We say everyday that love is a choice and we choose eachother and our kids every day. The selfishness to destroy a family is hard for me to fathom. When you decide to make a family (as long as there is no danger) you see it through to the end. You can just wake up one morning and say “oh we fell out of love and decided it’s best to quit”. Fricken scum! Sorry sensitive topic for me. But you’re right we are human and I cannot speak for anyone else’s experiences of emotions however I promised my wife that I would love her and protect her for the rest of my life and I will do just that. I love my children and her and I will never give up on them.

The blame for the woman having this affair lies squarely on her shoulders...She is the one who chose to do what she has done, behind her husband's back destroying 27 years of marriage. Sure, there was another guy involved but he wasn't in the marriage, she was, and she chose to compromise it.

Sleeping with a life-partner, whilst carrying on an affair with someone else, living another life in fact, is a pretty low thing to do...Weak too. It's an easy option to fill a void within I suppose though, and easier than telling a partner that you want to leave the before the affair happens.

Knowing these two as I do it's going to be interesting to see how it plays out.

Thanks for commenting so personally BB. Have a great day too.

Thats crazy, but seems familiar to me. in our close circle of friends there has been lots of dramas during the past years. we´re together since almost 20 years and some years have been very tough.

you can be so happy that you´ve found the right woman. and not to argue means to have no relationship, so fights are a good thing as long as they do not escalate.

I lose all of our arguments...Either because I'm wrong or because...Well, mostly because I'm wrong. Lol.

Thanks for commenting.

i can only say that this sounds familiar as well. still we´re the lucky ones :)
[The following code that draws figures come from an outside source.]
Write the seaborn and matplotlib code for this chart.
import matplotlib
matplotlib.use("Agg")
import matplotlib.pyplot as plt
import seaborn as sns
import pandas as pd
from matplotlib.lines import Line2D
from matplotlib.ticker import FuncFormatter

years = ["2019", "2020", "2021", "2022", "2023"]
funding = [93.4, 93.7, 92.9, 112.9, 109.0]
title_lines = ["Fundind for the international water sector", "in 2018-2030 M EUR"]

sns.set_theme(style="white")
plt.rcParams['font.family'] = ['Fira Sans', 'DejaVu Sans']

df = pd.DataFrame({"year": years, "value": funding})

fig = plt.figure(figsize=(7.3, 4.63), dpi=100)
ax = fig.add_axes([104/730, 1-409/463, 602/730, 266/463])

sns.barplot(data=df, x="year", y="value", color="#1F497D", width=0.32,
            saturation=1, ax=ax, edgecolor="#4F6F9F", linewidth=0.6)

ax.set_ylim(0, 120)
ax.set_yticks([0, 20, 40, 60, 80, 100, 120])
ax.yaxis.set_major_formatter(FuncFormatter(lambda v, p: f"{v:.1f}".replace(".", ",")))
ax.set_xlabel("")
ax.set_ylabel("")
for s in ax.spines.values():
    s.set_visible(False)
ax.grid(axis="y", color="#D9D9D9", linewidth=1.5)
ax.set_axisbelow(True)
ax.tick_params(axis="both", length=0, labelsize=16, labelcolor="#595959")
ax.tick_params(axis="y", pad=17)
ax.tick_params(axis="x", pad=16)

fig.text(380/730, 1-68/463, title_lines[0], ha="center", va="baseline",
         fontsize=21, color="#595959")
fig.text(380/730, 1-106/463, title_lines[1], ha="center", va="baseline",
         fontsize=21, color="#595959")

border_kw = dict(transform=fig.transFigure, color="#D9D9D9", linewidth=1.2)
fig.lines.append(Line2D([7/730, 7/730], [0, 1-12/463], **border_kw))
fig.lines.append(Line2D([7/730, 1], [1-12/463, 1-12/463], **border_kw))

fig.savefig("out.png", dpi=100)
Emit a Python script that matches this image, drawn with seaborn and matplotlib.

Wow. I love how you appreciate your wife. Im not married yet and i will love to get married as soon as possible. My Pastor always says to me that women are like fertile grounds, what ever seed you plant on them grows. So plant joy and happy by doing little things that will make them happy and you will reap unimaginable joy. Do the opposite and the magnitude of terror that awaits you cannot be measured. Have a wonderful day

That's an interesting phrase in respect of women that your pastor has spoken of. I wish you all the best in your life endeavours and I hope you find great happiness in your relationship once you find the right one. Thank you for reading and taking the time to comment.

Phew that's messy, reminds me of uni and the "incestuous" little groups that happened within as everyone in the friend group went ouut with everyone else x_x

I'm guessing from your opening line it's one of those classic never saw it coming with these people type scenarios?

Hope stuff works out alright for them and glad it's not us or you as well XD

Well, we knew it was probably going to happen, knowing the woman as we do. It came as a surprise to the guy, who is very close to me, more than a friend. He is devastated. It's all still unfolding, more messages etc. tonight...It's difficult to probably understand for you considering the lack of perspective and information but I don't want to identify the people and so can't say too much. They're not on hive of course but still...Just glad it's not me.

I never went to University as I'm a dumb shit, but I can imagine what it might have been like.

We all find ourselves in precarious situations now and again. Sometimes it works out for the better, but occasionally not. Hopefully the working out part happens more than the not.

Life tends to be a mixture of good and bad I guess right? Having the ability to deal with the bad and enjoy the good is required to find a suitable balance.

Very true.

What a beautiful love story you two share, very nice to write it here, quite inspiring!

Hi Mary, thank you for reading and commenting. We're a pretty close couple and after all these years still actually like each other which is not always the case. There's a difference between tolerating and liking a person.

We have our moments of course but those are few and far between. Mostly we have an enjoyable life together.

Thanks again.

Beautiful! You're welcome, I love reading the stories of genuinely happy couples:)

I'm just lucky she puts up with me. Lol.